La dame blanche, Quentin Zuttion, Le Lombard, 2021

Estelle est infirmière dans un EHPAD. Tous les jours, elle est confrontée à la fin de vie, à la mort de résidents auxquels elle s'est attachée. Ce lien dont les personnes âgées ont besoin, n'est pas toujours du goût des familles, et il pourrait bien faire perdre pied à Estelle.

Heureusement, son amie Sonia est très présente, elle aussi infirmière dans le même établissement, et Estelle a trouvé un moyen de se souvenir de chacun des résidents dont elle s'est occupé.

Très beau roman graphique bleuté, avec ça et là, des touches d'autres couleurs, lorsque la vie se déroule en extérieur ou hors de l'EHPAD. Même si Quentin Zuttion romance son histoire, il met en avant l'implication des soignants auprès des personnes âgées, le soin qu'ils apportent à la fin de vie, à tenter de pallier aux absences des familles qui s'éloignent par manque de temps, par peur de voir son parent veillir et mourir... Estelle est sans doute très -trop- impliquée, qui ne parvient qu'à peine à se sortir de son travail lorsqu'elle est en repos.

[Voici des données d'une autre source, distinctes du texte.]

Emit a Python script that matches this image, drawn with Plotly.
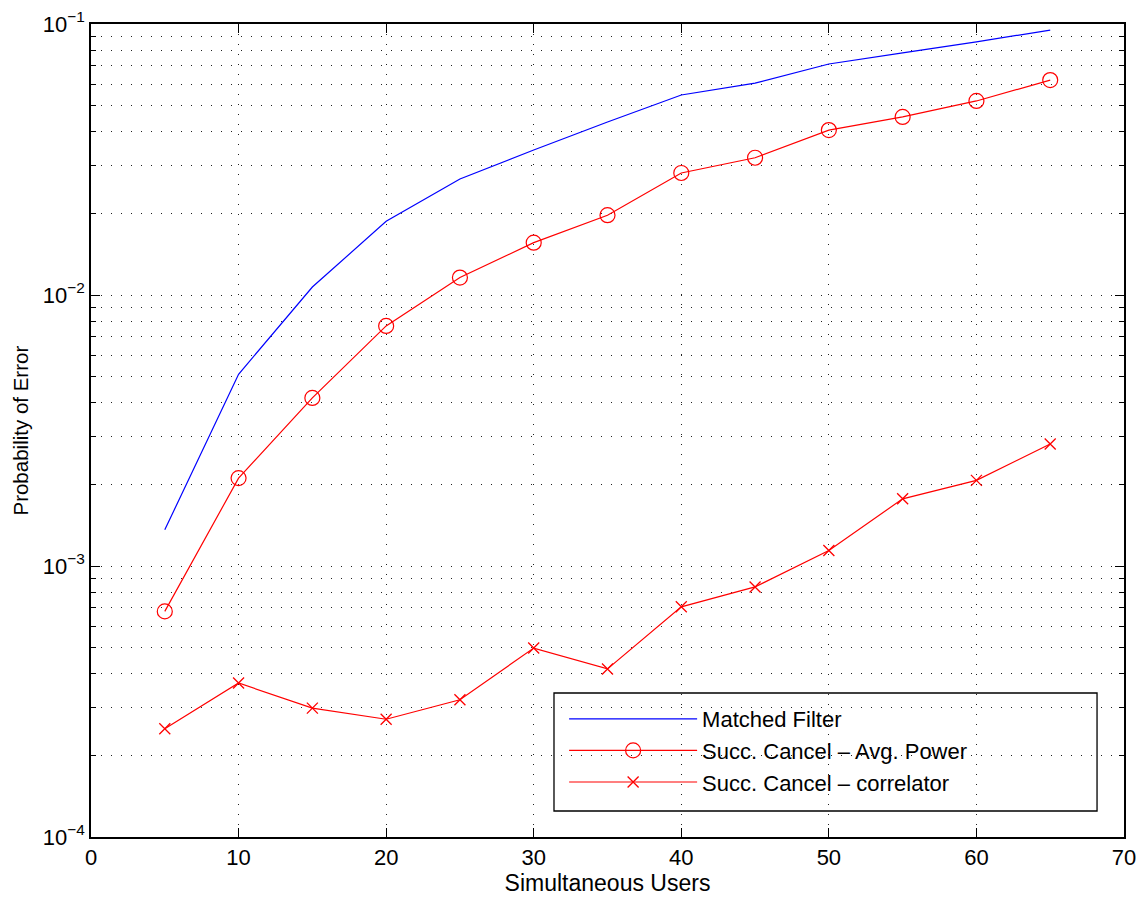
import plotly.graph_objects as go

users = [5, 10, 15, 20, 25, 30, 35, 40, 45, 50, 55, 60, 65]
matched_filter = [1.36e-3, 5.1e-3, 1.07e-2, 1.87e-2, 2.68e-2, 3.43e-2, 4.35e-2,
                  5.47e-2, 6.05e-2, 7.12e-2, 7.82e-2, 8.59e-2, 9.5e-2]
succ_avg_power = [6.8e-4, 2.11e-3, 4.17e-3, 7.69e-3, 1.16e-2, 1.56e-2, 1.97e-2,
                  2.82e-2, 3.21e-2, 4.06e-2, 4.54e-2, 5.2e-2, 6.21e-2]
succ_correlator = [2.51e-4, 3.7e-4, 2.99e-4, 2.72e-4, 3.21e-4, 4.98e-4, 4.17e-4,
                   7.07e-4, 8.37e-4, 1.14e-3, 1.77e-3, 2.07e-3, 2.82e-3]

y_major = [1e-4, 1e-3, 1e-2, 1e-1]
y_major_text = ["10<sup>\u22124</sup>", "10<sup>\u22123</sup>",
                "10<sup>\u22122</sup>", "10<sup>\u22121</sup>"]
y_minor = [k * 10.0 ** e for e in (-4, -3, -2) for k in range(2, 10)]
x_ticks = [0, 10, 20, 30, 40, 50, 60, 70]

FONT = "Liberation Sans, Arial, Helvetica, sans-serif"

fig = go.Figure()
fig.add_trace(go.Scatter(x=users, y=matched_filter, mode="lines",
                         name="Matched Filter",
                         line=dict(color="#0000ff", width=1.2)))
fig.add_trace(go.Scatter(x=users, y=succ_avg_power, mode="lines+markers",
                         name="Succ. Cancel \u2013 Avg. Power",
                         line=dict(color="#ff0000", width=1.2),
                         marker=dict(symbol="circle-open", size=15,
                                     color="#ff0000", line=dict(width=1.2))))
fig.add_trace(go.Scatter(x=users, y=succ_correlator, mode="lines+markers",
                         name="Succ. Cancel \u2013 correlator",
                         line=dict(color="#ff0000", width=1.2),
                         marker=dict(symbol="x-thin-open", size=11,
                                     color="#ff0000", line=dict(width=1.3))))

grid_dash = "1px,9px"
fig.update_xaxes(range=[0, 70], tickvals=x_ticks, ticks="inside", ticklen=9,
                 tickcolor="black", showline=True, linecolor="black",
                 linewidth=1.5, mirror="allticks", showgrid=True,
                 gridcolor="#222222", gridwidth=1, griddash=grid_dash,
                 zeroline=False,
                 tickfont=dict(family=FONT, size=22, color="black"),
                 title=dict(text="Simultaneous Users", standoff=2,
                            font=dict(family=FONT, size=23, color="black")))
fig.update_yaxes(type="log", range=[-4, -1], tickvals=y_major,
                 ticktext=y_major_text, ticks="inside", ticklen=9,
                 tickcolor="black", showline=True, linecolor="black",
                 linewidth=1.5, mirror="allticks", showgrid=True,
                 gridcolor="#222222", gridwidth=1, griddash=grid_dash,
                 zeroline=False,
                 minor=dict(tickvals=y_minor, ticks="inside", ticklen=5,
                            tickcolor="black", showgrid=True,
                            gridcolor="#222222", gridwidth=1,
                            griddash=grid_dash),
                 tickfont=dict(family=FONT, size=22, color="black"))

fig.add_annotation(text="Probability of Error", xref="paper", yref="paper",
                   x=-0.0687, y=0.5, xanchor="center", yanchor="middle",
                   textangle=-90, showarrow=False,
                   font=dict(family=FONT, size=20.5, color="black"))

fig.add_shape(type="rect", xref="paper", yref="paper",
              x0=0.4482, x1=0.9739, y0=0.0320, y1=0.1771,
              layer="between", fillcolor="white",
              line=dict(color="black", width=1.3))

fig.update_layout(
    width=1141, height=898,
    margin=dict(l=91, r=17, t=24, b=61, autoexpand=False),
    paper_bgcolor="white", plot_bgcolor="white",
    font=dict(family=FONT, color="black"),
    showlegend=True,
    legend=dict(x=0.458, y=0.171, xanchor="left", yanchor="top",
                bgcolor="rgba(0,0,0,0)", borderwidth=0,
                font=dict(family=FONT, size=22, color="black"),
                itemwidth=128, tracegroupgap=0),
)

fig.write_html("out.html", config={"displayModeBar": False},
               post_script="document.body.style.margin='0px';")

Mais ce travail est tellement prenant qu'on le comprend aisément.

Quentin Zuttion raconte le quotidien des soigants, à l'encontre de ce que l'on peut entendre sur les maltraitances qui ont cours dans certains établissements, mais il décrit néanmoins les conditions de travail, les sous-effectifs, le manque de temps et la pression des familles qui peuvent mener vers ces dérives.

C'est extrêmement bien fait, et le dessin et les couleurs sont magnifiques. Parfois,  le bédéiste suggére davantage les formes qu'il ne les dessine de manière réaliste, c'est très beau. Un hommage au personnel des EHPAD dont le travail est mal reconnu, et pourtant éprouvant physiquement et émotionnellement.